Members of Growing in Grace, a controversial religious sect headquartered in Doral, said they were following the example of their leader, Jose Luis De Jesus Miranda, who has claimed to be Jesus and recently declared himself the Antichrist.
Critics have called De Jesus a cult leader who manipulates followers. Church members say he has brought them happiness and spiritual fulfillment.
“This is backing up what I truly believe,” said Alvaro Albarracin, 38, who heads a film production company and joined the church more than a decade ago. He showed a bandage that covered the freshly tattooed “666” on his forearm. “It’s like a brand. It’s like a sign.”
It’s a sign most Christians would shun, because for centuries the numbers have been associated with Satan. But for the 30 or so church members who branded themselves with 666 and SSS — the initials of De Jesus’ motto, “salvo siempre salvo,” or “saved always saved” — it’s a mark of their absolute faith in De Jesus. Church members say the symbol doesn’t connect them to Satan but rather to De Jesus’ claim that he has replaced Christ’s teachings with a new gospel.
Scholars and critics of the movement say the tattoos offer frightening evidence of the influence De Jesus commands over his followers.
“What is he going to do next to call attention to himself?” asked Daniel Alvarez, an instructor in the department of religious studies at Florida International University who has studied the movement. “This means that his control over people is so great that no matter what he says to them, they’ll follow him.” De Jesus was was not available to comment, said a church spokeswoman.
At the tattoo parlor, one woman wore a T-shirt with De Jesus’ picture and the phrase “The Lord Arrived” in Spanish.
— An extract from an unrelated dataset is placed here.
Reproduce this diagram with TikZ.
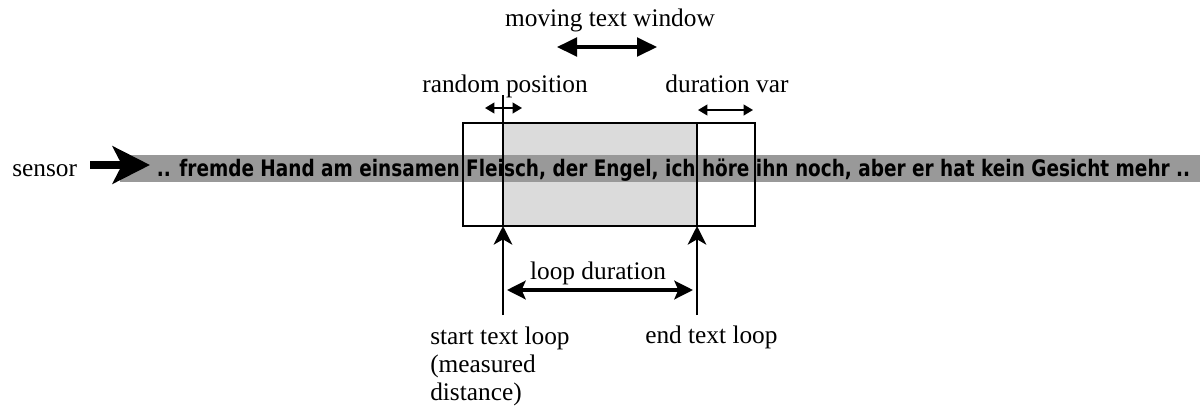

Others wore shirts and baseball caps marked with 666. Spanish rap music blared from a stereo in the back.
News cameras circled the tattoo chair as artist Jessica Segatto, wearing pink rubber gloves and a huge silver cross, carefully inked 666 on church members’ ankles, forearms, backs and one member’s neck. Some members said they decided to attend the tattooing session — which was prompted by a church announcement the previous week — to prove their commitment to De Jesus’ vision. Others said they hoped the symbol would provoke questions about the movement.